The other important aspect of consistency is making sure the cows actually consume their feed. “It’s important to have high quality forages because that will directly affect the eating behavior of the cows. More digestible forage results in a quicker return to eating which results in more meals per day, more feed intake and more milk,” he said.
He noted that currently there are a lot of technology options to automate theses processes that remove some of human factors that lead to variations, while improving daily accuracy and consistency with the cows’ diet.
Proper feed delivery can provide a huge incentive for cows to go to the feed bunk, according to DeVries. “If we provide feed more often during the day we can help increase production.

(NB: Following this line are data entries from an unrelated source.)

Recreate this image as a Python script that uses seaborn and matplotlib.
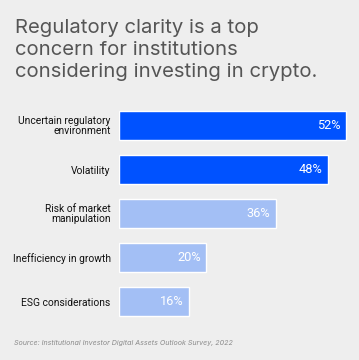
import matplotlib
matplotlib.use("Agg")
import matplotlib.pyplot as plt
import seaborn as sns
import pandas as pd

# data
categories = ["Uncertain regulatory\nenvironment", "Volatility", "Risk of market\nmanipulation",
              "Inefficiency in growth", "ESG considerations"]
values = [52, 48, 36, 20, 16]
bar_colors = ["#0052FF", "#0052FF", "#A3BFF5", "#A3BFF5", "#A3BFF5"]

df = pd.DataFrame({"concern": categories, "share": values})

bg = "#EEEEEE"
sns.set_style("white")
plt.rcParams["font.family"] = ["Roboto", "DejaVu Sans"]

fig = plt.figure(figsize=(3.59, 3.60), dpi=100, facecolor=bg)
W, H = 359, 360
# axes in pixel coords: left 119, top 103.5, height 220, width 240
ax = fig.add_axes([119 / W, 1 - (103.5 + 220) / H, 240 / W, 220 / H])
ax.set_facecolor(bg)

sns.barplot(data=df, x="share", y="concern", hue="concern", palette=bar_colors,
            legend=False, width=0.64, saturation=1, ax=ax)

ax.set_xlim(0, 55)
ax.set_ylim(4.5, -0.5)
ax.set_xlabel("")
ax.set_ylabel("")
ax.set_xticks([])
sns.despine(ax=ax, left=True, bottom=True)
ax.tick_params(axis="y", length=0, pad=6, labelsize=7.4, labelcolor="#111111")
for lab in ax.get_yticklabels():
    lab.set_horizontalalignment("right")
    lab.set_multialignment("right")
    lab.set_linespacing(0.95)

for i, v in enumerate(values):
    ax.text(v - 1.3, i, f"{v}%", color="white", ha="right", va="center",
            fontsize=9.2)

fig.text(15 / W, 1 - 19 / H,
         "Regulatory clarity is a top\nconcern for institutions\nconsidering investing in crypto.",
         ha="left", va="top", fontsize=14.6, color="#555555", linespacing=1.3,
         family=["Inter", "DejaVu Sans"])

fig.text(14 / W, 1 - 343 / H, "Source: Institutional Investor Digital Assets Outlook Survey, 2022",
         ha="left", va="center", fontsize=5.1, color="#8a8a8a", style="italic",
         family=["Inter", "DejaVu Sans"])

fig.savefig("out.png", dpi=100, facecolor=bg)
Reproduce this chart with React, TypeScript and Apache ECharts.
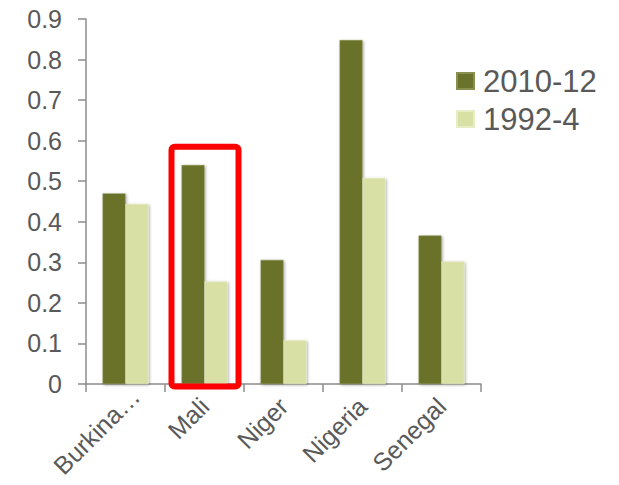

Fatty acid composition is directly related to the rumen environment of the cows in terms of digestion and production and prevention of acidosis,” he said.
“Farms that were feeding cows at least three times per day recorded higher milk production suggesting a more consistent intake pattern and rumen environment,” he said.
Time for technology
The challenge for many farms is realizing that they could incorporate technology specifically to recognize when there is not enough feed in the feed bunk or when feed is not well distributed among the cows throughout the day, according to DeVries.
“Tracking the presence or absence of feed and the timing of feed delivery is necessary to help determine whether delivery occurs on a consistent basis,” he said. “Technology also can be used to formulate a specific diet based on their time in lactation and for tailoring a specific diet for high-producing cows.”
DeVries reported that technology also can help producers look at individual cows from different perspectives including their health, behavior, activity patterns, and identify conditions that call for improved cow maintenance.
Summing up he said: “Labor challenges will continue to fuel the need for automation in the dairy industry, and technology options, including creating greater accuracy in diet preparation, feed delivery, and ensuring cows have sufficient access to feed so they have sufficient feed consumption to achieve their optimum milk production.”